— start Data shown —
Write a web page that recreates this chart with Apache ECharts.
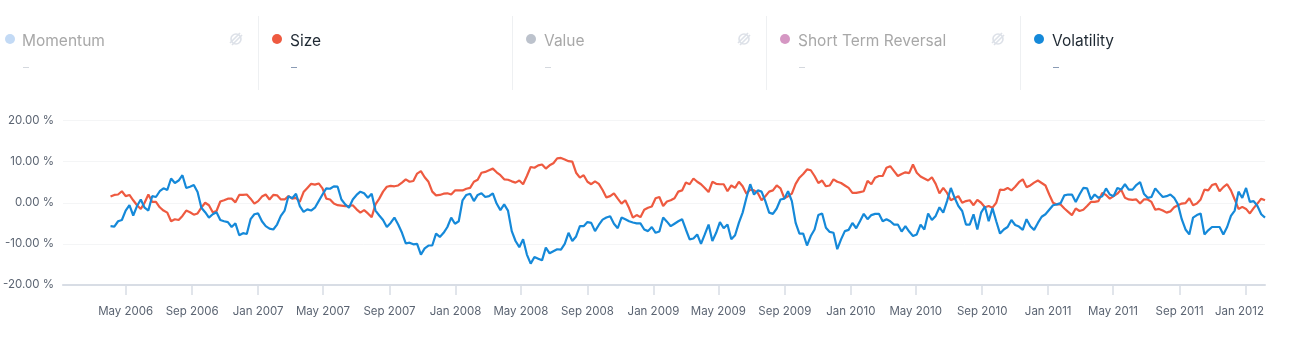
— end Data shown —
— start Data shown —
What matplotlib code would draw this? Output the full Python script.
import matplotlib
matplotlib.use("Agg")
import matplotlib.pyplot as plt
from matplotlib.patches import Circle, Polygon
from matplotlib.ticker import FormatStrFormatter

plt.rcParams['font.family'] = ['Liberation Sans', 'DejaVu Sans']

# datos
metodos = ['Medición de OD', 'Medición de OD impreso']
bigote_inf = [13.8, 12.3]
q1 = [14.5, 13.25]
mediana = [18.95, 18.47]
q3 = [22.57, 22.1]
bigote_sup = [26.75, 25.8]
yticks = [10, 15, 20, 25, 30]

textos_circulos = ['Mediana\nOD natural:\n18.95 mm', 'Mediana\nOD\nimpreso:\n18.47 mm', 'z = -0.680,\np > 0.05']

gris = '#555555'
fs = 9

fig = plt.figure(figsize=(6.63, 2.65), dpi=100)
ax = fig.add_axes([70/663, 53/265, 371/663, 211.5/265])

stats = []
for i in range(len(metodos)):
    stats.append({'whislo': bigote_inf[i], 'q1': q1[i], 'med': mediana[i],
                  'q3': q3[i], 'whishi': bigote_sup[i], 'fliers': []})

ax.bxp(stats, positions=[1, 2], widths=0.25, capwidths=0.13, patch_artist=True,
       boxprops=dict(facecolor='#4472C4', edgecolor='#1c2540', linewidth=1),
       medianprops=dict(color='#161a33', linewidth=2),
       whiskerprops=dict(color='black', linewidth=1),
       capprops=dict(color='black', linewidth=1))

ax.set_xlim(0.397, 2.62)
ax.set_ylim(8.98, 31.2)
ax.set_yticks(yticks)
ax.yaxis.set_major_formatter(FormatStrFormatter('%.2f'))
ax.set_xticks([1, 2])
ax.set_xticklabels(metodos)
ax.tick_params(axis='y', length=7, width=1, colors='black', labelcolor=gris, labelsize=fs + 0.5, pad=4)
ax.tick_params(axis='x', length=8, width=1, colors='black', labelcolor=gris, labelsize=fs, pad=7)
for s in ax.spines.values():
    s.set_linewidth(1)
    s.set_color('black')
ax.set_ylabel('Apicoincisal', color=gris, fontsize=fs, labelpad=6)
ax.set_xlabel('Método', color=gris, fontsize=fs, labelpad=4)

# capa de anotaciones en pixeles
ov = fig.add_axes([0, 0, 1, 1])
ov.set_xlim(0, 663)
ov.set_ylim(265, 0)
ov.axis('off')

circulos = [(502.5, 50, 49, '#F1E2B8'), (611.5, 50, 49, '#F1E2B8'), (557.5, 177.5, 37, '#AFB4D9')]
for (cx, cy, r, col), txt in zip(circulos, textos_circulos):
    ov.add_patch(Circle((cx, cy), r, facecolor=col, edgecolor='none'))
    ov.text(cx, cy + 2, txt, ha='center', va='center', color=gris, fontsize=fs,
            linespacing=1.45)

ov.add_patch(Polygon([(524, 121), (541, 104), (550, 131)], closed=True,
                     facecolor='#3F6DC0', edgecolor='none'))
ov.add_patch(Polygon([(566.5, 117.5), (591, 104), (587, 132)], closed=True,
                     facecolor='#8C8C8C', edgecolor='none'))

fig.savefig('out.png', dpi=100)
— end Data shown —
Of the lines above, retype only those from the line containing "What matplotlib code" through the line containing "capprops=dict(color='black', linewidth=1))", including both, exactly.

Task answer:
What matplotlib code would draw this? Output the full Python script.
import matplotlib
matplotlib.use("Agg")
import matplotlib.pyplot as plt
from matplotlib.patches import Circle, Polygon
from matplotlib.ticker import FormatStrFormatter

plt.rcParams['font.family'] = ['Liberation Sans', 'DejaVu Sans']

# datos
metodos = ['Medición de OD', 'Medición de OD impreso']
bigote_inf = [13.8, 12.3]
q1 = [14.5, 13.25]
mediana = [18.95, 18.47]
q3 = [22.57, 22.1]
bigote_sup = [26.75, 25.8]
yticks = [10, 15, 20, 25, 30]

textos_circulos = ['Mediana\nOD natural:\n18.95 mm', 'Mediana\nOD\nimpreso:\n18.47 mm', 'z = -0.680,\np > 0.05']

gris = '#555555'
fs = 9

fig = plt.figure(figsize=(6.63, 2.65), dpi=100)
ax = fig.add_axes([70/663, 53/265, 371/663, 211.5/265])

stats = []
for i in range(len(metodos)):
    stats.append({'whislo': bigote_inf[i], 'q1': q1[i], 'med': mediana[i],
                  'q3': q3[i], 'whishi': bigote_sup[i], 'fliers': []})

ax.bxp(stats, positions=[1, 2], widths=0.25, capwidths=0.13, patch_artist=True,
       boxprops=dict(facecolor='#4472C4', edgecolor='#1c2540', linewidth=1),
       medianprops=dict(color='#161a33', linewidth=2),
       whiskerprops=dict(color='black', linewidth=1),
       capprops=dict(color='black', linewidth=1))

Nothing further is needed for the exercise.